Ben Roback is Vice President of Public Affairs at Sard Verbinnen & Co.
Few would have predicted that Brexit would have led to a more unified response to a global crisis between the UK and EU Member States, but the war in Ukraine has seen Boris Johnson act as a convening force for European nations and the broader western alliance. The International Ukraine Support Group, for example, was launched jointly by the UK, Canada and the Netherlands to coordinate a humanitarian, economic and military response in Ukraine. Even if the announcement looked a lot like a dreadful boyband reunion.
The western allied response has attempted to present a united front, but fractures have been quick to appear. See for example Belgium lobbying for exemptions for diamonds in a drafted EU sanctions package, likewise Italy for luxury goods. There is shared anxiety about the humanitarian displacement we are witnessing, but warm words are unevenly matched with fast and nimble routes to legal immigration. Foreign Secretary Liz Truss was asked if she was “ashamed” of reports that the UK had only granted 50 visas to Ukrainians. She deftly deflected responsibility towards the Home Secretary, but in the cold light of day you got the feeling her answer was “yes”. On the contrary, Polish President Andrzej Duda has opened his borders and country’s arms to over a million people fleeing Ukraine and counting.
That is not to say the British government has been asleep at the wheel. Lord Ashcroft, similarly of this parish, polled over 1,000 Ukrainians and asked who they thought was doing enough to support their nation. 53 per cent thought the UK was doing enough – compared to 23 per cent for NATO, 44 per cent for the USA and 46 per cent for the EU. Talk of the PM having a “good crisis” is of course deeply crass, but we are seeing where the UK can be effective in both diplomacy and military support, leading where others follow.
What then of Joe Biden?
Critics will argue President Biden has been disappointingly absent from the beating heart of the western response to Putin’s aggression. Secretary of State Anthony Blinken has been shuttling to and from Europe, while Biden has remained on US soil throughout. The president hasn’t set foot in Europe since the G20 in October 2021. Do his priorities simply stop at US borders?
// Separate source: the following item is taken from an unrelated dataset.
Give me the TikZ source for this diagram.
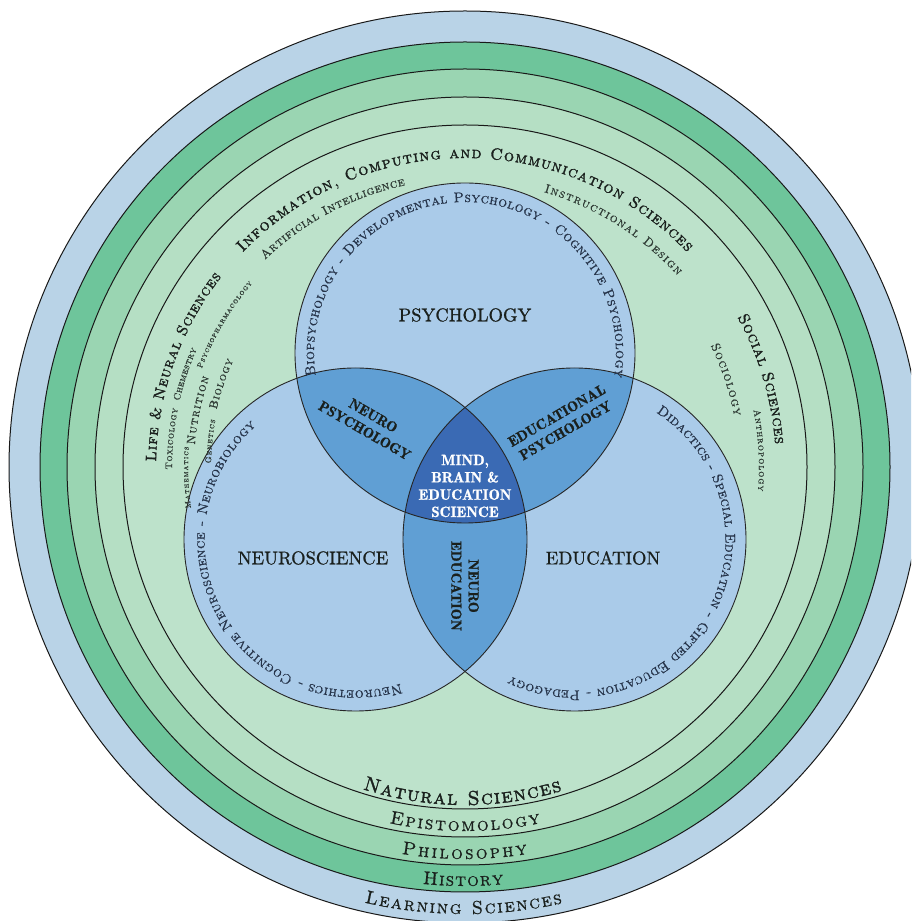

In his state of the union speech, delivered last week to a customarily raucous and divided Congress, President Biden opened with a long reflection on the US response in Ukraine and announced he would close off American air space to all Russian flights – but this came days after the UK (24th February) and EU (28th February) announced the same thing.
A myopic worldview scarred by “forever” wars, military losses and financial expenditure in Iraq and Afghanistan appears to have taken over Washington and was visible throughout Biden’s remarks to Congress.
Sitting comfortably in the White House, President Biden will be judged on how he maintains a constant tempo of sanctions and political punishment designed to punish the Russian regime. This week, the White House announced the US will ban all imports of Russian oil, natural gas and coal. To the president’s credit, the US will make the move unilaterally and in advance of Europe due to disagreement among European nations about whether to ban Russian energy imports. EU countries have significantly more exposure to Russian energy than the US. Oil from Russia accounts for roughly three per cent of US crude oil imports and about one per cent of total crude oil processed by US refineries. Multiple US refiners have effectively stopped purchasing oil already from Russia owing to concerns about how to pay for it if Russian entities are already under banking sanction with more yet to come. Preliminary data from the Energy Information Agency shows that US imports dropped to zero in the last week in February.
The White House retains deep concerns about the inevitable knock-on effect this will have on petrol prices at home and President Biden will need to convince the war-weary American people that it is a price worth paying. Good luck. Energy prices were already a significant factor in the 40-year inflation high.
The President appears caught between a rock and a hard place. His political instinct clearly leans towards providing much deeper help to President Zelensky and the people of Ukraine. His words to Congress were warm and embracing of the “freedom-loving” resistance. But he knows that it is the people of Michigan not Mykolaiv, Colorado not Kyiv who will ultimately judge him in the next election. Is every political consideration for the people of Ukraine being counterbalanced by concern for what it means for an American population who have grown weary of sacrificing prosperity at home in the name of peace abroad? Maybe it is a product of sitting over 7,000 KM away from the heart of the battle and with few worries that war will come knocking at the door. President Biden is finding that those closer to the action, with more to lose if Putin prevails, are leading the western response to Russian barbarism and leaving him behind.